Ms. Hirsch’s first piece, States, was the strongest. Perhaps it was the gestalt of her that sent me on a tail spin and after the shock was over, I wasn’t so captivated. It is the most polished of the works she presented. And it seemed that the very particular thing that she does that is so burnt and wrong and peculiar was most concentrated--all the fat trimmed off--and everything went away and I was flying with her. Really to whole new places I didn’t know existed. Like a really great poem with that surprise in it, that surprise inside the ordinary that makes the heart leap.
The second piece, Obstacle Course, was brave.
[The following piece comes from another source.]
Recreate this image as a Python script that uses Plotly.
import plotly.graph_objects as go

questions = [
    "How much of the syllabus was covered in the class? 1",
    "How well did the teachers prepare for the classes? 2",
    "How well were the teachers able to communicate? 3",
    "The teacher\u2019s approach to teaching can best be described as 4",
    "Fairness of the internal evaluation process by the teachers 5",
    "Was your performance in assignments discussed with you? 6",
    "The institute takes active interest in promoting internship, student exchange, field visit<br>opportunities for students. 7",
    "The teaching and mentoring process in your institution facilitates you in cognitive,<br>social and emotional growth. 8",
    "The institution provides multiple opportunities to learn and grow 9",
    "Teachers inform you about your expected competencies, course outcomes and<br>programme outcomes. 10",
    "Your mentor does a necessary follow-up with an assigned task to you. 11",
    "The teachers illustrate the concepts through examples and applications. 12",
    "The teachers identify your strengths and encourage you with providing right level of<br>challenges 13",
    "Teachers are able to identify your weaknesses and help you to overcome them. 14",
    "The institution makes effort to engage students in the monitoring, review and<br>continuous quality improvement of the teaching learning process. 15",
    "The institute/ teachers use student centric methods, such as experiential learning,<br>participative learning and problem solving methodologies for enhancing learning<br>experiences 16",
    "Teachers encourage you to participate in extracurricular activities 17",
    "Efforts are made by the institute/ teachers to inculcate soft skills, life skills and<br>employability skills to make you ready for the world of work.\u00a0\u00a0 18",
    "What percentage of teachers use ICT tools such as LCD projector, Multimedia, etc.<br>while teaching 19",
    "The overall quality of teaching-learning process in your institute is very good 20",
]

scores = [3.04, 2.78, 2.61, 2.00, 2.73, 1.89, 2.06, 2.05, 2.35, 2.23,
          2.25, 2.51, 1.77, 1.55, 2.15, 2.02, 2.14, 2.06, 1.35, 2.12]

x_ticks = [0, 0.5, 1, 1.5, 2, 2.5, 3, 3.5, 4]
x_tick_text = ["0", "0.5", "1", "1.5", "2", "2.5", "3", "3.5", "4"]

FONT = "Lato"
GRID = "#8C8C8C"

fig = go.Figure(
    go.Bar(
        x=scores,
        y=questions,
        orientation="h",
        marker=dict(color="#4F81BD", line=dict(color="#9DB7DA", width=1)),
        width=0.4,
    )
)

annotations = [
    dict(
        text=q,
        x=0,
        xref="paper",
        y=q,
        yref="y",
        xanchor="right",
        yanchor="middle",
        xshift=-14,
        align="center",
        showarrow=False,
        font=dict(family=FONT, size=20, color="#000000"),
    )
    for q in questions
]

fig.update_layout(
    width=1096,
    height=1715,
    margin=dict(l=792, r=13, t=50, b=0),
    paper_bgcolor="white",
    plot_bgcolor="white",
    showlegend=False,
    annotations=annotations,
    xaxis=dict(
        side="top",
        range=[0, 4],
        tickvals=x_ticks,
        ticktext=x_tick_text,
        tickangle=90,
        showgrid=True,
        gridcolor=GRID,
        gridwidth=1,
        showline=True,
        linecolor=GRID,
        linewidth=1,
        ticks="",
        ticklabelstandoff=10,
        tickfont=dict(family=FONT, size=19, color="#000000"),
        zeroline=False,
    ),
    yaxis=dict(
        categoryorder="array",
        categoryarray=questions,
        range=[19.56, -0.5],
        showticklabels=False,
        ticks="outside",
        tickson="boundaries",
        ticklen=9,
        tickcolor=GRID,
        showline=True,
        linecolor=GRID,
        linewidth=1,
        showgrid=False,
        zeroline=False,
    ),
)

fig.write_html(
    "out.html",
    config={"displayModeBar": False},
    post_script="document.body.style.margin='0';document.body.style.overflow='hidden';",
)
Once at a writing presentation, I called out for sentences from the audience so I could talk about the sentences. Believe me, I’ll prepare myself better the next time I try that. In fact, I’ll have some sentences of my own in my pocket. It’s scary up there winging it. But then of course, that’s what we expect of performance artists.
The narrative part of Obstacle Course didn’t have the transcendence. One’s personal history spoken aloud with virtual accompaniment has been done a lot, and it would take something very unusual to make it outstanding. I think Ms. Hirsch has something very unusual, but not yet with this piece. But hell it was the world premiere. We all learn from world premieres.
Black Magic, the final piece was a nice landing point. The secret here is Ms. Hirsch’s vulnerability.
When an artist has the authority to take me to the stars, it’s so comforting that she’s a Brooklyn girl in a feather coat in the spotlight singing a torch song.